I would like to compute $\pi_1$ and the integral homology groups of the real Grassmannian $G(2,4)$. (This is a question on an old qualifying exam.) The hint for the computation of $\pi_1$ is to put a CW structure on the space. Once we have this and have determined the attaching maps, we can also get the integral homology, so that is how I like would to proceed (if possible). (One can obtain the fundamental group of all Grassmannians in a different way, but that way doesn't help find the homology groups.)
Some discussion of the cell structure of Grassmannians appears in Milnor and Stasheff's Characteristic Classes and in Schwartz's Differential Topology and Geometry. From these sources, I have learned that we have a cell structure with
- 1 $0$-cell
- 1 $1$-cell
- 2 $2$-cells
- 1 $3$-cell
- 1 $4$-cell.
Further, we know that all attaching maps are 2 to 1, so using cellular homology, the coefficients in images of the cells under the boundary maps must be $0$ or $2$. But I don't see how to determine what those coefficients are. How can we proceed?
I note that a purported answer is given (without justification) here.
Writing down the matrices corresponding to the Schubert cell decomposition gave me the following boundary maps for cellular homology. I use $A_i$ to denote the cells, with a prime to distinguish the cells of dimension 2. $$d A_1 = 0$$ $$d A_2 = 0$$ $$ d A_2'=2A_1$$ $$ d A_3 = 2 A_2$$ $$ d A_4=0.$$ This gives an answer that agrees with the link, except at $H_2$. I get $\mathbb Z/2\mathbb Z$ here, while the link claims $H_2$ is zero. Who is correct? It seems like I am. If we use the universal coefficients theorem on the homology groups in the link, we get cohomology groups that contradict Poincaré duality. We agree that $H_1=\mathbb Z_2$, but if $H_2 = 0$, then $H^3= 0$, when duality says it should be $\mathbb Z_2$.
It's important to keep in mind that there exist oriented and non-oriented grassmannians (depending on you have fixed orientation of subspace or not).

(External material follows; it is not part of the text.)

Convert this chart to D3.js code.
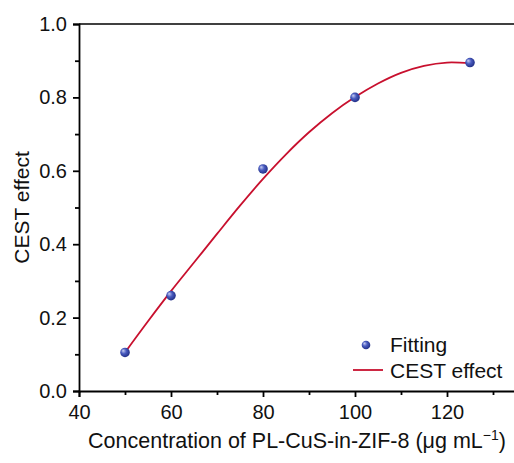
<!DOCTYPE html>
<html>
<head>
<meta charset="utf-8">
<script src="https://cdn.jsdelivr.net/npm/d3@7"></script>
<style>
  body { margin: 0; background: #fff; }
  text { font-family: Arial, "Liberation Sans", sans-serif; fill: #111; }
</style>
</head>
<body>
<svg id="chart-svg" width="514" height="463"></svg>
<script>
// measured points
const concentration = [50, 60, 80, 100, 125];
const cestEffect = [0.105, 0.26, 0.605, 0.80, 0.895];

// fitted curve
const fitX = [50, 55, 60, 65, 70, 75, 80, 85, 90, 95, 100, 105, 110, 115, 120, 125];
const fitY = [0.105, 0.19, 0.272, 0.35, 0.428, 0.505, 0.578, 0.645, 0.705, 0.757, 0.801, 0.838, 0.867, 0.886, 0.895, 0.893];

const xTicks = [40, 60, 80, 100, 120];
const yTicks = [0.0, 0.2, 0.4, 0.6, 0.8, 1.0];

const svg = d3.select("#chart-svg");

const margin = { left: 79, right: -2, top: 24, bottom: 72 };
const size = { x: 514, y: 463 };

const scale = {
    x: d3.scaleLinear([40, 135], [margin.left, size.x - margin.right]),
    y: d3.scaleLinear([0, 1], [size.y - margin.bottom, margin.top]),
};

const defs = svg.append("defs");
const grad = defs.append("radialGradient")
    .attr("id", "ball")
    .attr("cx", "45%").attr("cy", "45%").attr("r", "60%")
    .attr("fx", "30%").attr("fy", "30%");
grad.append("stop").attr("offset", "0%").attr("stop-color", "#c9cff2");
grad.append("stop").attr("offset", "45%").attr("stop-color", "#4a5cc0");
grad.append("stop").attr("offset", "100%").attr("stop-color", "#1d2a80");

// top border
svg.append("line")
    .attr("x1", scale.x(40)).attr("x2", scale.x(135))
    .attr("y1", scale.y(1)).attr("y2", scale.y(1))
    .attr("stroke", "#000").attr("stroke-width", 1.5);

// minor ticks
const axisX = svg.append("g")
    .attr("transform", `translate(0, ${scale.y(0)})`);
axisX.append("g")
    .call(d3.axisBottom(scale.x).tickValues([50, 70, 90, 110, 130]).tickSize(4).tickFormat(""))
    .call(g => g.select(".domain").remove());
axisX.append("g")
    .call(d3.axisBottom(scale.x).tickValues(xTicks).tickSize(6).tickPadding(8).tickFormat(d3.format("d")))
    .call(g => g.selectAll("text").attr("font-size", 20).attr("fill", "#111"));
axisX.selectAll("path.domain, line").attr("stroke", "#000").attr("stroke-width", 1.8);

const axisY = svg.append("g")
    .attr("transform", `translate(${scale.x(40)}, 0)`);
axisY.append("g")
    .call(d3.axisLeft(scale.y).tickValues([0.1, 0.3, 0.5, 0.7, 0.9]).tickSize(4).tickFormat(""))
    .call(g => g.select(".domain").remove());
axisY.append("g")
    .call(d3.axisLeft(scale.y).tickValues(yTicks).tickSize(6).tickPadding(6).tickFormat(d3.format(".1f")))
    .call(g => g.selectAll("text").attr("font-size", 20).attr("fill", "#111"));
axisY.selectAll("path.domain, line").attr("stroke", "#000").attr("stroke-width", 1.8);

// fit curve
const line = d3.line()
    .x((d, i) => scale.x(fitX[i]))
    .y(d => scale.y(d))
    .curve(d3.curveCatmullRom);
svg.append("path")
    .attr("d", line(fitY))
    .attr("fill", "none")
    .attr("stroke", "#c8102e")
    .attr("stroke-width", 1.8);

svg.selectAll("circle.dot")
    .data(cestEffect)
    .enter()
    .append("circle")
    .attr("class", "dot")
    .attr("cx", (d, i) => scale.x(concentration[i]))
    .attr("cy", d => scale.y(d))
    .attr("r", 4.8)
    .attr("fill", "url(#ball)");

// legend
const legend = svg.append("g").attr("id", "legend");
legend.append("circle")
    .attr("cx", 366).attr("cy", 345).attr("r", 4.3)
    .attr("fill", "url(#ball)");
legend.append("text")
    .attr("x", 390).attr("y", 352)
    .attr("font-size", 21)
    .text("Fitting");
legend.append("line")
    .attr("x1", 353).attr("x2", 383)
    .attr("y1", 370).attr("y2", 370)
    .attr("stroke", "#c8102e").attr("stroke-width", 1.8);
legend.append("text")
    .attr("x", 390).attr("y", 378)
    .attr("font-size", 21)
    .text("CEST effect");

// axis titles
const xTitle = svg.append("text")
    .attr("x", 297).attr("y", 448)
    .attr("text-anchor", "middle")
    .attr("font-size", 21.5);
xTitle.append("tspan").text("Concentration of PL-CuS-in-ZIF-8 (μg mL");
xTitle.append("tspan").attr("font-size", 14).attr("dy", -8).text("−1");
xTitle.append("tspan").attr("dy", 8).text(")");

svg.append("text")
    .attr("transform", `translate(29, ${(scale.y(0) + scale.y(1)) / 2}) rotate(-90)`)
    .attr("text-anchor", "middle")
    .attr("font-size", 21)
    .text("CEST effect");
</script>
</body>
</html>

For oriented grassmannian $\widetilde G(2,4)$ we can consider $S^1$-fibration $V(2,4)\to\widetilde G(2,4)$, where $V(2,4)$ is a Stiefel manifold. As it easy to see, $V(2,4)\simeq T_0S^3$ (unit tangent vectors of $3$-sphere), and since $TS^3$ is trivial, $V(2,4)\simeq S^3\times S^2$.
So, we have a fibration $S^3\times S^2\to\widetilde G(2,4)$ with a fiber $S^1$. Spectral sequence for this fibration shows for $\widetilde G(2,4)$ that $H_0=H_4=\mathbb Z$, $H_2=\mathbb Z^2$ and $H_1=H_3=0$.
And for non-oriented grassmannian $G(2,4)$ we have a $2$-covering $\widetilde G(2,4)\to G(2,4)$, therefore $\pi_1(G(2,4))=H_1(G(2,4))=\mathbb Z_2$. Note, $G(2,4)$ is orientable, so $H_4=\mathbb Z$. By Poincare duality we have $H^3=\mathbb Z_2$, and universal coefficient theorem gives $\mathbb Z_2=H^3=\mathrm{Hom}(H_3,\mathbb Z)\oplus \mathrm{Ext}(H_2,\mathbb Z)$; therefore $H_3=0$ and $H_2=\mathbb Z_2$.